I thought my marriage was the biggest turner in my life, but the next one which could be more big has come and it is the birth of my first child.
It has changed my life already, just into the fourth day of her birth, I see most of my movements, behaviour and everything is changing for the best. I am not sure How far I am going to move with this. She is a small, cute little child, who just throws her eyes around – still not recognizing most of the guys around. But she definitely recognizes the mother around.
Everybody in my family are saying, she reminds us of my sister – who had passed away – I may also like believing that. But as a tribute I am thinking of naming my child after my sister. I am thinking a lot of stuff. But I am not sure of anything. My mind is simply going crazy to see her.

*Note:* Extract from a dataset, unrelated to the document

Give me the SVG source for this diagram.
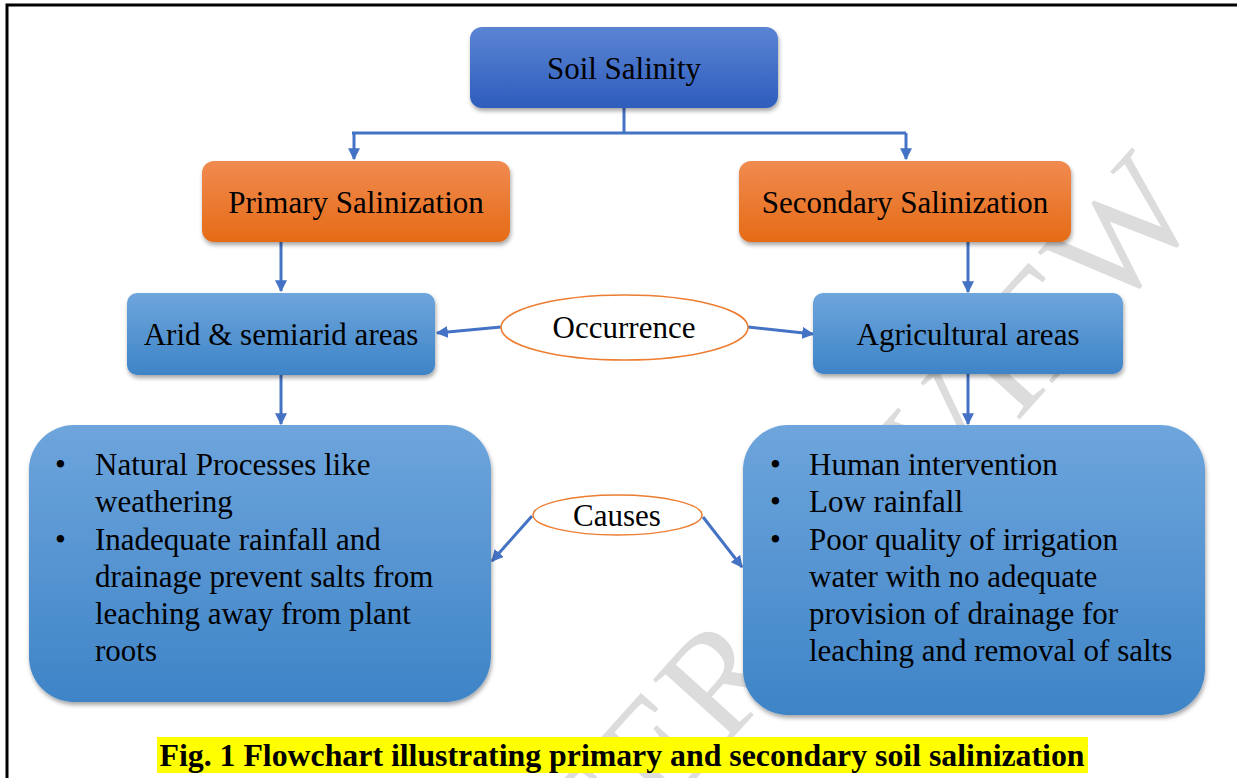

Right when I am about to leave to visit her at my mother-in-law’s house, I thought of registering this moment in the history of the web – my blog.
The more I am in love with the beloved little thing, the more I am fascinated with the bonding I have had, am having and am about to have with my wife. Who is the softest and great little person I have to see more often than before now. Our relationship is going to turn into a new coin after all that has happened in the few weeks towards the birth of the child and after that.
This post is entirely what I am feeling right now – and hence can be right out-of-proportions for some. Anyhow, this is my blog and I have the independence to do so, hence sorry for others who haven’t found that special moment. May be the best I can do for them is pray for their moment of glory to be acheived soon. God does miracles in very different ways – you will find them soon. It takes time to actually think and realize them. I have done the same a lot of time, hence you will get your time sooner than later – with that thought let me cut short this kirukkal.